If you tell me that you provided coaching, or diversity training, or emotional intelligence training, or relationship selling, that doesn’t tell me what actually happened. These interventions could be very different from organization to organization, from department to department, or from day to day. Even if an organization implements a highly structured program such as The Fish! Philosophy with its video, guidebook, playbook, and accessories, the experience could be very different for participants in different organizations with different facilitators at different times. To assess its value to the organization and improve the program for future audiences, we have to know what happened and how that was experienced by participants.

It’s like a friend telling you that she went to Las Vegas, Nevada for a vacation and had a good time. If that’s all you know, then you don’t know very much about her trip. You couldn’t replicate her experience or improve on it for yourself. Maybe she stayed on the Strip and spent every waking moment gambling in casinos. Or maybe she stayed downtown and spent each day on Hoover Dam, Red Rock, and Grand Canyon sight-seeing trips without ever setting foot in a casino.

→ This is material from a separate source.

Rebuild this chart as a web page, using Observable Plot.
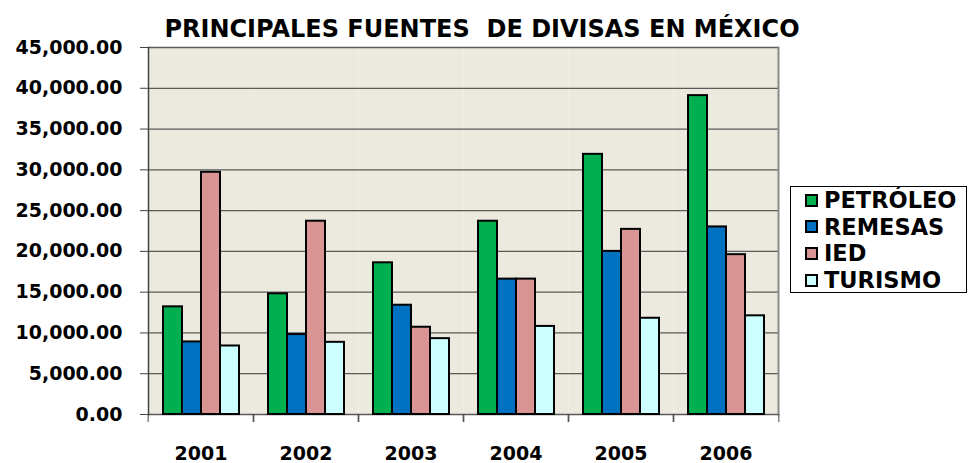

Both experiences might receive a “five” on the vacation evaluation form but that data would be useless to you until you knew what “Las Vegas Vacation” means in her case.

So too with learning interventions, whether classroom, online, or informal, we need to know the actual process of learning (anticipated and unanticipated) in those situations in order to improve the experience for other learners and maximize impact on organizations. It is insufficient to know outcomes without knowing what happened to achieve those outcomes. 

I’ve evaluated employee training programs that included follow-up coaching. Some participants used the coaching and some did not. Some coaching consisted of several, hour-long sessions and some consisted of 15 to 20 minute sessions. Some coaching was done by phone, some was done online and asynchronous, and some was done face-to-face. Some coaching was learner-centered and some was coach-centered. Without knowing how the actual coaching process was delivered, we shouldn’t be making decisions about the program.

Lately, the trend in the employee training and development industry has been to emphasize measurement of results and ROI. While I applaud this recognition that end-of-program, smile sheets are an inadequate measure of the quality of programs, I think measuring outcomes without describing the factors that contributed to those outcomes is also inadequate. We need both process and outcome evaluation.